Maybe, apart from Brian Simpson, none of here is good at advanced mathematics. I mean, we can add up and multiple and do business maths, and some of us know some computing stuff, but maybe not to the coding level, but enough to get us by. Probably even Brian could not solve an ordinary differential equation, let alone partial differential equation using the Taylor power series. (I Googled this, so don’t be impressed.)

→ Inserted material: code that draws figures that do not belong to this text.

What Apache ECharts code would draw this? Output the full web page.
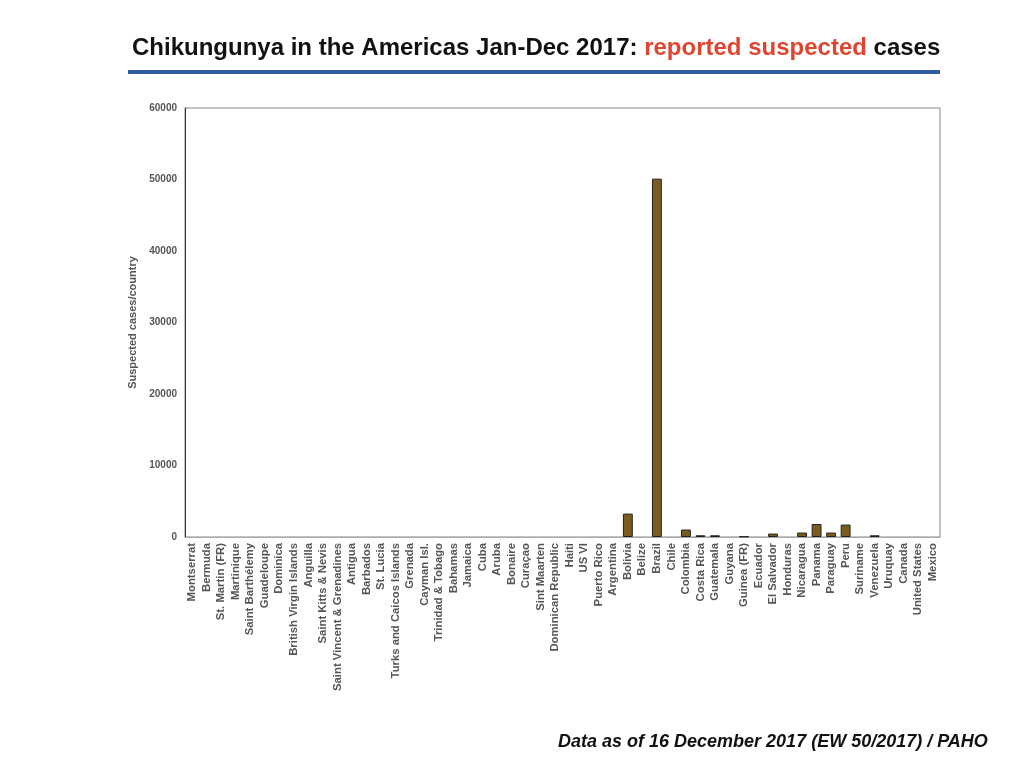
<!DOCTYPE html>
<html>
<head>
<meta charset="utf-8">
<script src="https://cdn.jsdelivr.net/npm/echarts@6/dist/echarts.min.js"></script>
<style>
  html, body { margin: 0; padding: 0; background: #fff; }
  #main { width: 1024px; height: 768px; }
</style>
</head>
<body>
<div id="main"></div>
<script>
// countries, in chart order
var countries = [
    'Montserrat', 'Bermuda', 'St. Martin (FR)', 'Martinique', 'Saint Barthélemy', 'Guadeloupe',
    'Dominica', 'British Virgin Islands', 'Anguilla', 'Saint Kitts & Nevis', 'Saint Vincent & Grenadines',
    'Antigua', 'Barbados', 'St. Lucia', 'Turks and Caicos Islands', 'Grenada', 'Cayman Isl.',
    'Trinidad & Tobago', 'Bahamas', 'Jamaica', 'Cuba', 'Aruba', 'Bonaire', 'Curaçao', 'Sint Maarten',
    'Dominican Republic', 'Haiti', 'US VI', 'Puerto Rico', 'Argentina', 'Bolivia', 'Belize', 'Brazil',
    'Chile', 'Colombia', 'Costa Rica', 'Guatemala', 'Guyana', 'Guinea (FR)', 'Ecuador', 'El Salvador',
    'Honduras', 'Nicaragua', 'Panama', 'Paraguay', 'Peru', 'Suriname', 'Venezuela', 'Uruquay',
    'Canada', 'United States', 'Mexico'
];

// suspected cases
var cases = [
    0, 0, 0, 0, 0, 0,
    0, 0, 0, 0, 0,
    0, 0, 0, 0, 0, 0,
    0, 0, 0, 0, 0, 0, 0, 0,
    0, 0, 0, 0, 0, 3270, 0, 50120,
    0, 1040, 240, 240, 0, 100, 0, 480,
    0, 620, 1820, 620, 1740, 0, 240, 0,
    0, 0, 0
];

var yTicks = { min: 0, max: 60000, interval: 10000 };

// zero bars get no outline, like the original
var barData = cases.map(function (v) {
    return v === 0 ? { value: 0, itemStyle: { borderWidth: 0 } } : v;
});

var chart = echarts.init(document.getElementById('main'));

chart.setOption({
    animation: false,
    backgroundColor: '#ffffff',
    title: {
        text: '{b|Chikungunya in the Americas Jan-Dec 2017: }{r|reported suspected}{b| cases}',
        left: 127,
        top: 31,
        textStyle: {
            rich: {
                b: { fontFamily: 'Liberation Sans', fontWeight: 'bold', fontSize: 24, color: '#111' },
                r: { fontFamily: 'Liberation Sans', fontWeight: 'bold', fontSize: 24, color: '#e0452f' }
            }
        }
    },
    graphic: [
        {
            type: 'rect',
            shape: { x: 128, y: 70, width: 812, height: 4 },
            style: { fill: '#2f5c9b' }
        },
        {
            type: 'text',
            left: 558,
            top: 733,
            style: {
                text: 'Data as of 16 December 2017 (EW 50/2017) / PAHO',
                font: 'italic bold 18px "Liberation Sans"',
                fill: '#111'
            }
        }
    ],
    grid: {
        left: 185, right: 84, top: 108, bottom: 231,
        show: true,
        borderColor: '#888',
        borderWidth: 1
    },
    xAxis: {
        type: 'category',
        data: countries,
        axisLine: { lineStyle: { color: '#aaa' } },
        axisTick: { show: false },
        axisLabel: {
            rotate: 90,
            interval: 0,
            margin: 6,
            color: '#555',
            fontWeight: 'bold',
            fontSize: 11.3,
            fontFamily: 'Liberation Sans'
        }
    },
    yAxis: {
        type: 'value',
        min: yTicks.min,
        max: yTicks.max,
        interval: yTicks.interval,
        name: 'Suspected cases/country',
        nameLocation: 'middle',
        nameGap: 42,
        nameTextStyle: { color: '#555', fontWeight: 'bold', fontSize: 11, fontFamily: 'Liberation Sans' },
        axisLine: { show: true, lineStyle: { color: '#333' } },
        axisTick: { show: false },
        splitLine: { show: false },
        axisLabel: {
            color: '#555',
            fontWeight: 'bold',
            fontSize: 10,
            margin: 8,
            fontFamily: 'Liberation Sans',
            formatter: function (v) { return String(v); }
        }
    },
    series: [{
        name: 'Suspected cases',
        type: 'bar',
        data: barData,
        barCategoryGap: '32%',
        itemStyle: {
            color: '#7a5c1f',
            borderColor: '#222',
            borderWidth: 1
        }
    }]
});
</script>
</body>
</html>
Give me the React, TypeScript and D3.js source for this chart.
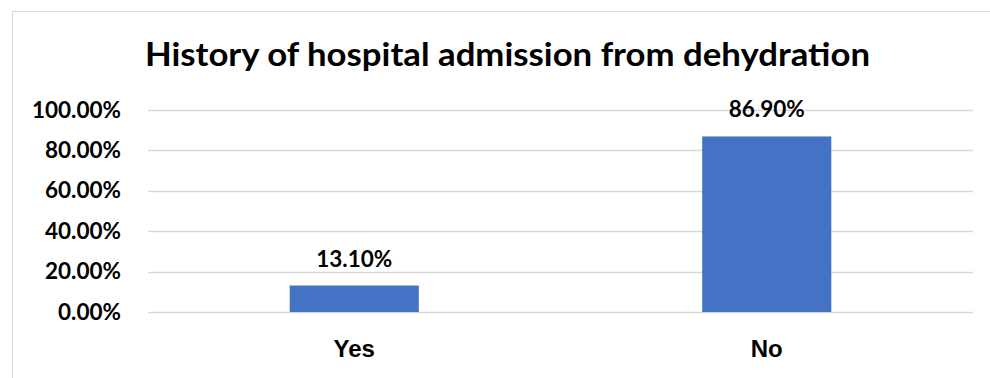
import React from "react";
import * as d3 from "d3";

const title = "History of hospital admission from dehydration";
const categories = ["Yes", "No"];
const values = [0.131, 0.869];
const dataLabels = ["13.10%", "86.90%"];
const yTicks = [0, 0.2, 0.4, 0.6, 0.8, 1.0];

const W = 990;
const H = 378;
const plot = { left: 148, right: 973, top: 110, bottom: 312 };

export default function App() {
  const x = d3
    .scaleBand<string>()
    .domain(categories)
    .range([plot.left, plot.right])
    .paddingInner(0.687)
    .paddingOuter(0.3435);
  const y = d3.scaleLinear().domain([0, 1]).range([plot.bottom, plot.top]);
  const fmt = d3.format(".2%");
  const calibriLike = "Lato, 'Noto Sans', sans-serif";

  return (
    <svg
      width={W}
      height={H}
      style={{ position: "absolute", left: 0, top: 0, background: "#fff" }}
    >
      <rect x={0} y={0} width={W} height={H} fill="#fff" />
      <rect
        x={12.5}
        y={11.5}
        width={1000}
        height={400}
        fill="#fff"
        stroke="#d9d9d9"
        strokeWidth={1}
      />
      <text
        x={507.5}
        y={66}
        textAnchor="middle"
        fontFamily={calibriLike}
        fontWeight={700}
        fontSize={33}
        textLength={725}
        lengthAdjust="spacingAndGlyphs"
        fill="#000"
      >
        {title}
      </text>
      {yTicks.map((t) => (
        <g key={t}>
          <line
            x1={plot.left}
            x2={plot.right}
            y1={Math.round(y(t)) + 0.5}
            y2={Math.round(y(t)) + 0.5}
            stroke="#d9d9d9"
            strokeWidth={1.3}
          />
          <text
            x={121}
            y={y(t) + 7.5}
            textAnchor="end"
            fontFamily={calibriLike}
            fontWeight={700}
            fontSize={22.5}
            fill="#000"
          >
            {fmt(t)}
          </text>
        </g>
      ))}
      {categories.map((c, i) => (
        <g key={c}>
          <rect
            x={x(c)}
            y={y(values[i])}
            width={x.bandwidth()}
            height={y(0) - y(values[i])}
            fill="#4472c4"
          />
          <text
            x={(x(c) as number) + x.bandwidth() / 2}
            y={y(values[i]) - 19}
            textAnchor="middle"
            fontFamily={calibriLike}
            fontWeight={700}
            fontSize={22.5}
            fill="#000"
          >
            {dataLabels[i]}
          </text>
          <text
            x={(x(c) as number) + x.bandwidth() / 2}
            y={357}
            textAnchor="middle"
            fontFamily="'Liberation Sans', Arial, sans-serif"
            fontWeight={700}
            fontSize={24}
            fill="#000"
          >
            {c}
          </text>
        </g>
      ))}
    </svg>
  );
}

Thus, the report, An Audit of the Creation and Content of the HadCRUT4 Temperature Dataset, by John McLean, PhD October 2018, is a bit lost on me. But, it shows real problems with the way that the climate change folk work things out. I was impressed by the real fallibility of the data sets:
“As far as can be ascertained, this is the first audit of the HadCRUT4 dataset, the main temperature dataset used in climate assessment reports from the Intergovernmental Panel on Climate Change (IPCC). Governments and the United Nations Framework Convention on Climate Change (UNFCCC) rely heavily on the IPCC reports so ultimately the temperature data needs to be accurate and reliable. This audit shows that it is neither of those things. More than 70 issues are identified, covering the entire process from the measurement of temperatures to the dataset’s creation, to data derived from it (such as averages) and to its eventual publication. The findings (shown in consolidated form Appendix 6) even include simple issues of obviously erroneous data, glossed-over sparsity of data, significant but questionable assumptions and temperature data that has been incorrectly adjusted in a way that exaggerates warming. It finds, for example, an observation station reporting average monthly temperatures above 80°C, two instances of a station in the Caribbean reporting December average temperatures of 0°C and a Romanian station reporting a September average temperature of -45°C when the typical average in that month is 10°C. On top of that, some ships that measured sea temperatures reported their locations as more than 80km inland. It appears that the suppliers of the land and sea temperature data failed to check for basic errors and the people who create the HadCRUT dataset didn’t find them and raise questions either.